Federal law controls some many aspects of the U.S. electricity industry, but states can and do regulate public utilities and competitive electric power suppliers. Knowing who these state-regulated utilities and suppliers were was straightforward under the dominant utility models of the twentieth century. But as new technologies like solar photovoltaic panels or other distributed energy resources become more widely adopted, and new business models like solar power purchase agreements and solar leases arise, their regulatory status can be uncertain. If a solar company installs solar panels on a customer's roofs, and sells that customers the power produced, will it be regulated like a public utility or supplier under state law? What if the company leases the panels to the customer?
The New Hampshire Public Utilities Commission recently addressed these questions in answering a 2015 petition by Vivint Solar, Inc. In that petition, Vivint asked the New Hampshire Public Utilities Commission for a declaratory ruling that it would not regulate Vivint as a public utility, competitive electric power supplier, or limited producer of electrical energy under state law, for offering solar power purchase agreements or solar leases to residential customers in New Hampshire.
In a January 15, 2016 order -- Order No. 25,859 -- the Commission granted Vivint's petition.
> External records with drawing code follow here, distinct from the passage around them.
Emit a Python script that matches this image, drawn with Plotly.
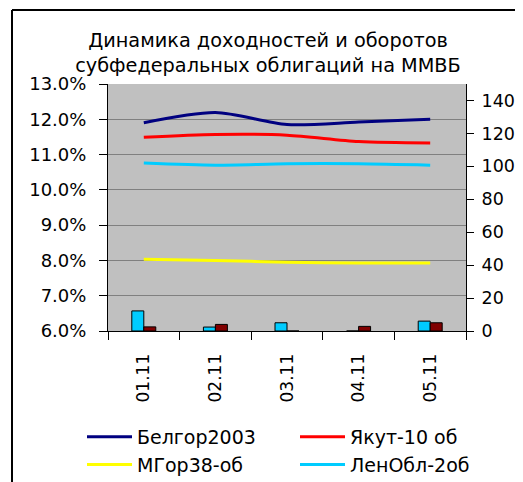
import plotly.graph_objects as go

dates = ["01.11", "02.11", "03.11", "04.11", "05.11"]

belgor = [11.90, 12.19, 11.85, 11.92, 12.00]
yakut = [11.49, 11.57, 11.55, 11.37, 11.33]
mgor = [8.03, 8.00, 7.95, 7.93, 7.93]
lenobl = [10.76, 10.70, 10.74, 10.74, 10.70]

vol_cyan = [12.2, 2.4, 5.0, 0.0, 6.0]
vol_red = [2.5, 4.0, 0.0, 2.8, 5.0]

yield_ticks = [6, 7, 8, 9, 10, 11, 12, 13]
vol_ticks = [0, 20, 40, 60, 80, 100, 120, 140]

# page is drawn with an 8px body margin, so figure coordinates are page - 8
W, H = 515, 474
L, R, T, B = 100, 458, 76, 323

FONT = "DejaVu Sans"

fig = go.Figure()

fig.add_trace(go.Bar(x=dates, y=vol_cyan, yaxis="y2",
                     marker=dict(color="#00CCFF", line=dict(color="black", width=1)),
                     showlegend=False))
fig.add_trace(go.Bar(x=dates, y=vol_red, yaxis="y2",
                     marker=dict(color="#800000", line=dict(color="black", width=1)),
                     showlegend=False))

series = [("Белгор2003", belgor, "#000080"), ("Якут-10 об", yakut, "#FF0000"),
          ("МГор38-об", mgor, "#FFFF00"), ("ЛенОбл-2об", lenobl, "#00CCFF")]
for name, vals, col in series:
    fig.add_trace(go.Scatter(x=dates, y=vals, name=name, mode="lines",
                             line=dict(color=col, width=3, shape="spline", smoothing=0.8)))


def px_x(p):
    return (p - L) / (R - L)


def px_y(p):
    return (B - p) / (B - T)


fig.update_layout(
    width=W, height=H,
    margin=dict(l=L, r=W - R, t=T, b=H - B, pad=0, autoexpand=False),
    paper_bgcolor="white",
    plot_bgcolor="#C0C0C0",
    font=dict(family=FONT, size=17, color="black"),
    barmode="group",
    bargap=0.665,
    bargroupgap=0,
    title=dict(text="Динамика доходностей и оборотов<br>субфедеральных облигаций на ММВБ",
               x=260 / W, xanchor="center", xref="container",
               y=1 - 39 / H, yanchor="top", yref="container", font=dict(size=19.3, family=FONT)),
    xaxis=dict(type="category", tickangle=-90, showgrid=False, showline=True, linecolor="black",
               linewidth=1, ticks="outside", ticklen=8, tickcolor="black", tickson="boundaries",
               zeroline=False, tickfont=dict(size=17), automargin=False, ticklabelstandoff=15),
    yaxis=dict(range=[6, 13], tickvals=yield_ticks,
               ticktext=[f"{v:.1f}%" for v in yield_ticks],
               showgrid=True, gridcolor="#808080", gridwidth=1, showline=True, linecolor="black",
               linewidth=1, ticks="outside", ticklen=8, tickcolor="black", zeroline=False,
               tickfont=dict(size=18), automargin=False, ticklabelstandoff=9),
    yaxis2=dict(range=[0, 150], tickvals=vol_ticks, overlaying="y", side="right",
                showgrid=False, showline=True, linecolor="black", linewidth=1, ticks="outside",
                ticklen=7, tickcolor="black", zeroline=False, tickfont=dict(size=17.5),
                automargin=False, ticklabelstandoff=4),
    legend=dict(orientation="h", x=px_x(74), y=px_y(410), xanchor="left", yanchor="top",
                entrywidth=153, entrywidthmode="pixels", font=dict(size=19),
                bgcolor="rgba(0,0,0,0)", traceorder="normal", itemwidth=45,
                tracegroupgap=0),
    shapes=[
        dict(type="line", xref="paper", yref="paper", x0=px_x(4), x1=px_x(W + 5),
             y0=px_y(2), y1=px_y(2), line=dict(color="black", width=2)),
        dict(type="line", xref="paper", yref="paper", x0=px_x(4), x1=px_x(4),
             y0=px_y(2), y1=px_y(H + 5), line=dict(color="black", width=2)),
    ],
)

fig.write_html("out.html")
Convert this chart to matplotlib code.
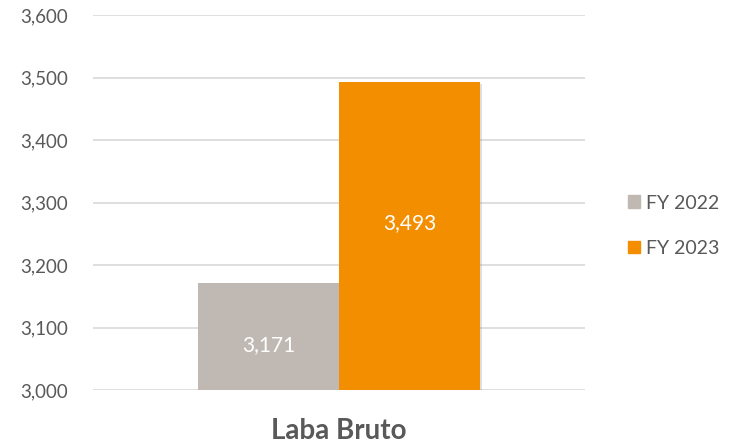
import matplotlib
matplotlib.use("Agg")
from matplotlib import pyplot as plt
from matplotlib import patheffects as pe
from matplotlib.patches import Patch

series = ["FY 2022", "FY 2023"]
values = [3171, 3493]
colors = ["#BFB8B3", "#F28E00"]
category = "Laba Bruto"
yticks = [3000, 3100, 3200, 3300, 3400, 3500, 3600]

plt.rcParams['font.family'] = ['Lato', 'DejaVu Sans']

fig = plt.figure(figsize=(7.35, 4.47), dpi=100)
ax = fig.add_axes([93/735, 1-390/447, 492/735, 375/447])

w = 0.573
xs = [-w/2, w/2]
bars = ax.bar(xs, [v - 3000 for v in values], width=w, bottom=3000,
              color=colors, zorder=3)
for b in bars:
    b.set_path_effects([pe.SimplePatchShadow(offset=(1.5, -1.5), alpha=0.25, shadow_rgbFace='gray'), pe.Normal()])
# label offsets as Excel places them
for x, v, off in zip(xs, values, [-13, 21]):
    ax.text(x, 3000 + (v - 3000)/2 + off, f"{v:,}", ha='center', va='center',
            color='white', fontsize=15, zorder=4)

ax.set_xlim(-1, 1)
ax.set_ylim(3000, 3600)
ax.set_yticks(yticks)
ax.set_yticklabels([f"{t:,}" for t in yticks])
ax.yaxis.grid(True, color='#D9D9D9', linewidth=1.2, zorder=0)
ax.tick_params(axis='y', length=0, pad=18, labelsize=13.5, labelcolor='#595959')
ax.set_xticks([0])
ax.set_xticklabels([category])
ax.tick_params(axis='x', length=0, pad=20, labelsize=20, labelcolor='#595959')
for lbl in ax.get_xticklabels():
    lbl.set_fontweight('bold')
for s in ax.spines.values():
    s.set_visible(False)

handles = [Patch(color=c, label=s) for c, s in zip(colors, series)]
fig.legend(handles=handles, loc='center left', bbox_to_anchor=(0.83, 0.495),
           frameon=False, fontsize=14, labelcolor='#595959',
           handlelength=0.65, handleheight=0.65, handletextpad=0.3,
           labelspacing=1.45)

fig.savefig("out.png", dpi=100)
First, the Commission noted the value of regulatory certainty:
We believe it is important for a party planning to do business in the state to have a vehicle through which it may clarify its regulatory status prior to entering the marketplace, provided that it can describe in sufficient detail its business plans and practices and these plans and practices are not hypothetical or speculative.Next, the Commission concluded that the operations described by Vivint would not constitute sales to or for the "public" within the meaning of the statutory definition of "public utility." Key factors recited in the order included the "conditional nature and relative complexity of Vivint’s relationships with its customers."
The Commission then analyzed its rules regarding competitive electric power suppliers, concluding that although Vivint might meet the regulatory definition of a supplier, that definition "should not be read in isolation but in the context of the overall purpose and effect" of the rules in their entirety. The Commission then noted that those "Puc 2000" rules "seem intended to regulate a set of relationships and related transactions that is quite different from those undertaken in the context of customer-sited, behind-the-meter, distributed generation development involving sales of electricity directly to the host customers pursuant to the terms and conditions of PPAs."
Finally, the Commission concluded that neither Vivint's PPAs nor solar leases should be subject to Commission regulation under the New Hampshire Limited Electrical Energy Producers Act. The Commission interpreted that act's retail sales provisions "as applicable to sales of electricity off-site from the generation facilities," not "on-site and behind-the-meter" sales of power as contemplated by Vivint.
The New Hampshire Public Utilities Commission noted that while the petition and briefs in the case focused on the residential solar energy market, its analysis and conclusions "would not be different if the relevant customers were non - residential, assuming that the Systems were installed on the customers’ premises behind the utility retail electric meter, we re sized no larger than necessary to meet the customers’ reasonably anticipated electric consumption, and involved sales of electricity directly to the host customer or leases of the installed Systems to the host customer."
While the ruling technically applies to the company and facts asserted in the petition, it confirms the possibility of an important role for third-party involvement in distributed generation.